– SPACs have become a hot-button topic in global finance
– The vehicle is widely used to help tech start-ups go public
– Both Singapore’s and Indonesia’s exchanges are set to allow SPACs
– Several South-east Asian tech unicorns may use SPACs to list publicly

South-east Asia is seeing a wave of interest in special purpose acquisition companies, or SPACs, with various major tech players considering them as a means to fast-track public listings. In parallel to this, several exchanges in the region are moving to allow SPAC listings, with a view to boosting post-coronavirus growth.

SPACs are shell companies set up by investors and then listed on a given stock exchange. Their sole function is to acquire a private company, enabling it to go public without having to go through a traditional initial public offering (IPO).

A SPAC does nothing beyond its essential function – it neither produces nor sells anything, and a SPAC’s only assets are the funds raised from its own IPO.

Crucially, people who buy into a SPAC do not know what its eventual acquisition target or targets will be. This is why SPACs are often referred to as “blank cheque companies”: they give the founders a free rein to back their choice of private company. A key feature of SPACs is that they are often headed by big-name business executives or fund managers, who trade on past successes to inspire trust in investors.
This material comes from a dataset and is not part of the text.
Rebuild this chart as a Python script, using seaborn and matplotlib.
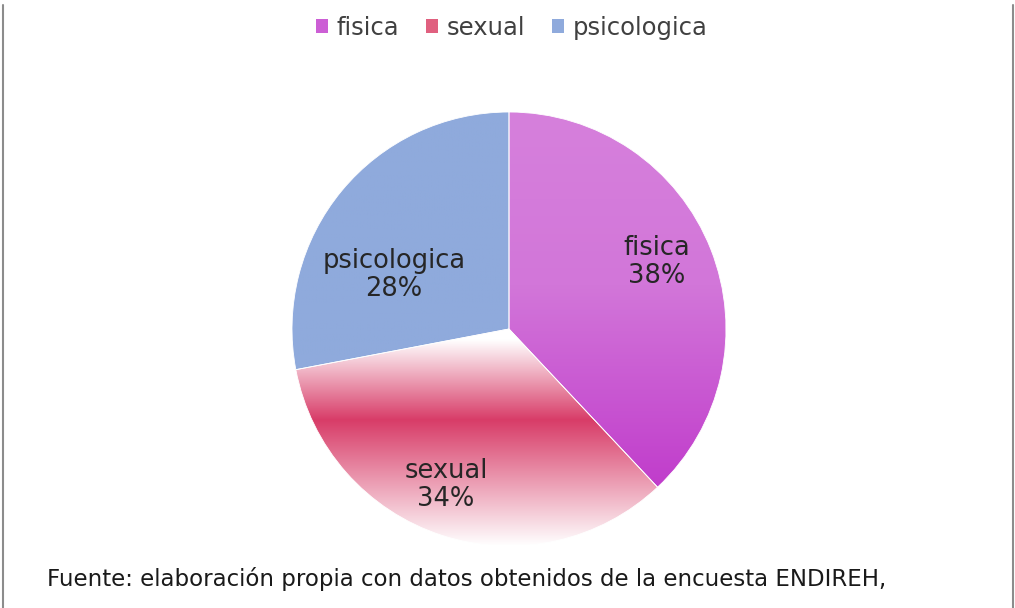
import numpy as np
import matplotlib
matplotlib.use("Agg")
import matplotlib.pyplot as plt
import matplotlib.colors as mcolors
from matplotlib.patches import Patch
import seaborn as sns

# ---- data ----
categories = ["fisica", "sexual", "psicologica"]
values = [38, 34, 28]
footer = "Fuente: elaboración propia con datos obtenidos de la encuesta ENDIREH,"

sns.set_theme(style="white")
plt.rcParams["font.family"] = ["DejaVu Sans"]

W, H = 1015, 608
fig = plt.figure(figsize=(W / 100, H / 100), dpi=100)
fig.patch.set_facecolor("white")

# frame lines at left/right edges
fig.add_artist(plt.Line2D([2.5 / W, 2.5 / W], [0, 1 - 5 / H], color="#8c8c8c", lw=1.5))
fig.add_artist(plt.Line2D([1012.5 / W, 1012.5 / W], [0, 1 - 5 / H], color="#8c8c8c", lw=1.5))

cx, cy, r = 509, 329, 217
ax = fig.add_axes([(cx - r) / W, 1 - (cy + r) / H, 2 * r / W, 2 * r / H])

base_colors = ["#cb5ad4", "#e06088", "#8faadc"]
wedges, _ = ax.pie(values, startangle=90, counterclock=False, colors=base_colors,
                   wedgeprops=dict(linewidth=0.6, edgecolor="white"))
ax.set_xlim(-1, 1)
ax.set_ylim(-1, 1)
ax.set_aspect("equal")
ax.axis("off")

# gradient fills (style only)
n = 400
yy = np.linspace(1, -1, n)  # image rows top->bottom


def grad_image(stops):
    ys = [s[0] for s in stops][::-1]
    cols = [mcolors.to_rgb(s[1]) for s in stops][::-1]
    img = np.zeros((n, 2, 3))
    for k in range(3):
        img[:, :, k] = np.interp(yy, ys, [c[k] for c in cols])[:, None]
    return img


gradients = [
    [(1.0, "#d680dc"), (0.2, "#d276d9"), (-0.75, "#c03bcb")],
    [(-0.05, "#ffffff"), (-0.42, "#d83c68"), (-1.0, "#ffffff")],
    [(1.0, "#8faadc"), (-1.0, "#8faadc")],
]
for w, g in zip(wedges, gradients):
    im = ax.imshow(grad_image(g), extent=[-1, 1, -1, 1], aspect="auto",
                   interpolation="bilinear", zorder=w.get_zorder() - 0.1)
    im.set_clip_path(w)
    w.set_facecolor("none")

# labels inside slices
label_pos = [(0.68, 0.31), (-0.29, -0.72), (-0.53, 0.25)]
total = sum(values)
for name, v, (lx, ly) in zip(categories, values, label_pos):
    ax.text(lx, ly, f"{name}\n{v / total * 100:.0f}%", ha="center", va="center",
            fontsize=18.5, color="#262626", linespacing=1.1, zorder=5)

# legend
handles = [Patch(facecolor=c, edgecolor="none") for c in ["#cc5fd5", "#e0607f", "#8faadc"]]
fig.legend(handles, categories, loc="center", bbox_to_anchor=(512 / W, 1 - 28 / H),
           ncol=3, frameon=False, fontsize=17.5, handlelength=0.5, handleheight=0.5,
           handletextpad=0.35, columnspacing=1.1, labelcolor="#404040")

fig.text(47 / W, 1 - 579 / H, footer, ha="left", va="center", fontsize=16.5, color="#1a1a1a")

fig.savefig("out.png", dpi=100, facecolor="white")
While they are far from a novel phenomenon, SPACs have become a hot button topic in recent times: SPAC initial offerings quadrupled last year, with the vehicles raising a record $80bn.

Merging with a SPAC enables a company to go public and raise capital more quickly and painlessly than with a traditional IPO, circumventing some of the volatility that Covid-19 unleashed on global markets. At the same time, they function rather like venture capital, helping investors to buy into high-growth start-ups on the ground floor.